Which is equivalent to the C#

if(item.Found != 0)
{
  //More stuff
}
3
Hans Passant On

Looks quirky but this is related to previous versions of Visual Basic, the generation that ended with VB6. It had a very different Boolean type representation, a VARIANT_BOOL. This still is a factor in VB.NET due to its need to support legacy code.

The value representation for True was different, it was -1. False is 0 like it is in .NET.

While that looks like a very quirky choice as well, any other language uses 1 to represent True, there was a very good reason for it. It makes the distinction between the logical and the mathemetical And and Or operators disappear. Which is pretty nice, one more thing a programmer doesn't have to learn. That this is a learning obstacle is pretty evident from the kind of code most any C# programmer writes, they blindly apply && or || in their if() statements. Even when it is not a good idea to do so, these operators are expensive due to the required short-circuiting branch in the machine code. If the left operand is poorly predicted by the processor's branch prediction then you'll easily lose a bunch of cpu cycles due to the pipeline stall.
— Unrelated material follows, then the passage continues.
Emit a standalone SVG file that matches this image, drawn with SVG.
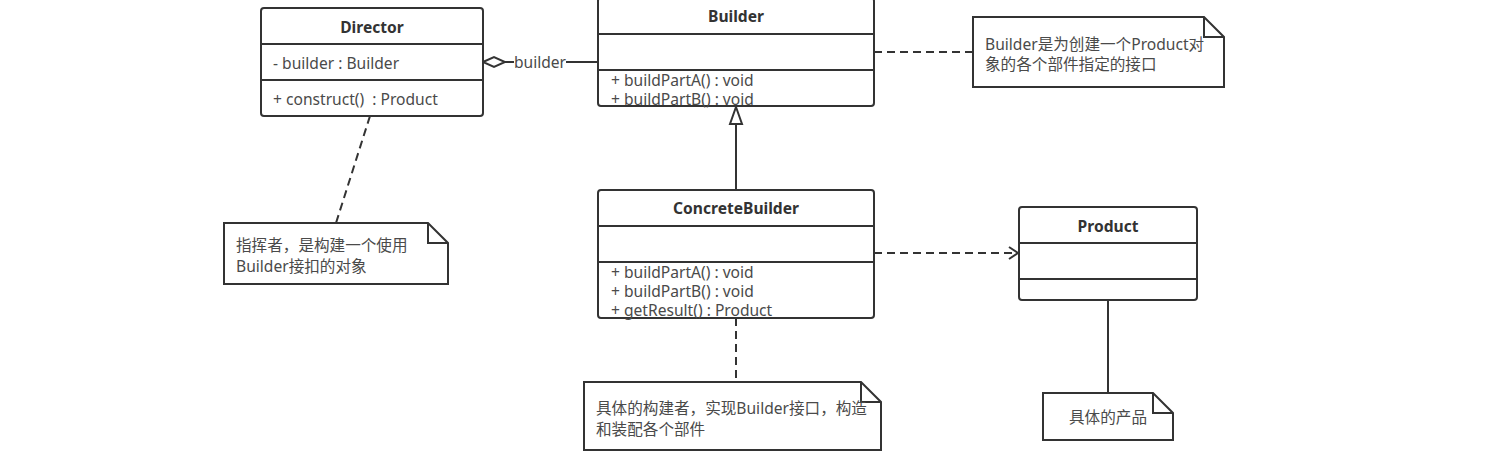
<svg xmlns="http://www.w3.org/2000/svg" width="1496" height="460" viewBox="0 0 1496 460">
<style>
.box{fill:#fff;stroke:#333;stroke-width:2}
.ln{stroke:#333;stroke-width:2;fill:none}
.dash{stroke:#333;stroke-width:2;fill:none;stroke-dasharray:8 5}
.t{font-family:"Noto Sans","Noto Sans CJK SC",sans-serif;font-size:15.6px;fill:#4a4a4a;white-space:pre}
.b{font-weight:bold;text-anchor:middle;fill:#333}
</style>
<defs>
<marker id="open" markerWidth="12" markerHeight="14" refX="10" refY="7" orient="auto" markerUnits="userSpaceOnUse"><path d="M1,1 L10,7 L1,13" fill="none" stroke="#333" stroke-width="2"/></marker>
</defs>
<rect width="1496" height="460" fill="#fff"/>
<g id="connectors">
<path class="ln" d="M505,62 H514 M566,62 H598"/>
<path d="M483,62 L494,57 L505,62 L494,67 Z" fill="#fff" stroke="#333" stroke-width="2"/>
<text class="t" x="540" y="68" text-anchor="middle">builder</text>
<path class="ln" d="M736,124 V190"/>
<path d="M736,107 L742,124 L730,124 Z" fill="#fff" stroke="#333" stroke-width="2"/>
<path class="dash" d="M874,52 H973"/>
<path class="dash" d="M874,253 H1018" marker-end="url(#open)"/>
<path class="dash" d="M370,116 L336,223"/>
<path class="dash" d="M736,318 V382"/>
<path class="ln" d="M1108,300 V393"/>
</g>
<g id="director">
<rect class="box" x="261" y="8" width="222" height="108" rx="3"/>
<path class="ln" d="M261,44 H483 M261,80 H483"/>
<text class="t b" x="372" y="33">Director</text>
<text class="t" x="273" y="69">- builder : Builder</text>
<text class="t" x="273" y="105" xml:space="preserve">+ construct()  : Product</text>
</g>
<g id="builder">
<rect class="box" x="598" y="-2" width="276" height="108" rx="3"/>
<path class="ln" d="M598,34 H874 M598,70 H874"/>
<text class="t b" x="736" y="22">Builder</text>
<text class="t" x="611" y="86">+ buildPartA() : void</text>
<text class="t" x="611" y="105">+ buildPartB() : void</text>
</g>
<g id="concretebuilder">
<rect class="box" x="598" y="190" width="276" height="128" rx="3"/>
<path class="ln" d="M598,226 H874 M598,262 H874"/>
<text class="t b" x="736" y="214">ConcreteBuilder</text>
<text class="t" x="611" y="278">+ buildPartA() : void</text>
<text class="t" x="611" y="297">+ buildPartB() : void</text>
<text class="t" x="611" y="316">+ getResult() : Product</text>
</g>
<g id="product">
<rect class="box" x="1019" y="207" width="178" height="93" rx="3"/>
<path class="ln" d="M1019,243 H1197 M1019,279 H1197"/>
<text class="t b" x="1108" y="232">Product</text>
</g>
<g id="note-builder">
<path class="box" d="M973,17 H1204 L1224,37 V87 H973 Z"/>
<path class="ln" d="M1204,17 V37 H1224"/>
<text class="t" x="985" y="50">Builder是为创建一个Product对</text>
<text class="t" x="985" y="70">象的各个部件指定的接口</text>
</g>
<g id="note-director">
<path class="box" d="M224,223 H428 L448,243 V284 H224 Z"/>
<path class="ln" d="M428,223 V243 H448"/>
<text class="t" x="236" y="251">指挥者，是构建一个使用</text>
<text class="t" x="236" y="272">Builder接扣的对象</text>
</g>
<g id="note-concrete">
<path class="box" d="M584,382 H861 L881,402 V450 H584 Z"/>
<path class="ln" d="M861,382 V402 H881"/>
<text class="t" x="596" y="414">具体的构建者，实现Builder接口，构造</text>
<text class="t" x="596" y="435">和装配各个部件</text>
</g>
<g id="note-product">
<path class="box" d="M1043,393 H1153 L1173,413 V440 H1043 Z"/>
<path class="ln" d="M1153,393 V413 H1173"/>
<text class="t" x="1108" y="423" text-anchor="middle">具体的产品</text>
</g>
</svg>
Nice but not without problems, And and Or always evaluate both left and right operands. And that has a knack for tripping exceptions, sometimes you really do need short-circuiting. VB.NET added the AndAlso and OrElse operators to fix that problem.

So cgt.un makes sense, that can handle both a .NET Boolean value and a legacy value. It doesn't care if the True value is -1 or 1. And does not care that the variable or expression is actually Boolean, permitted in VB.NET with Option Strict Off.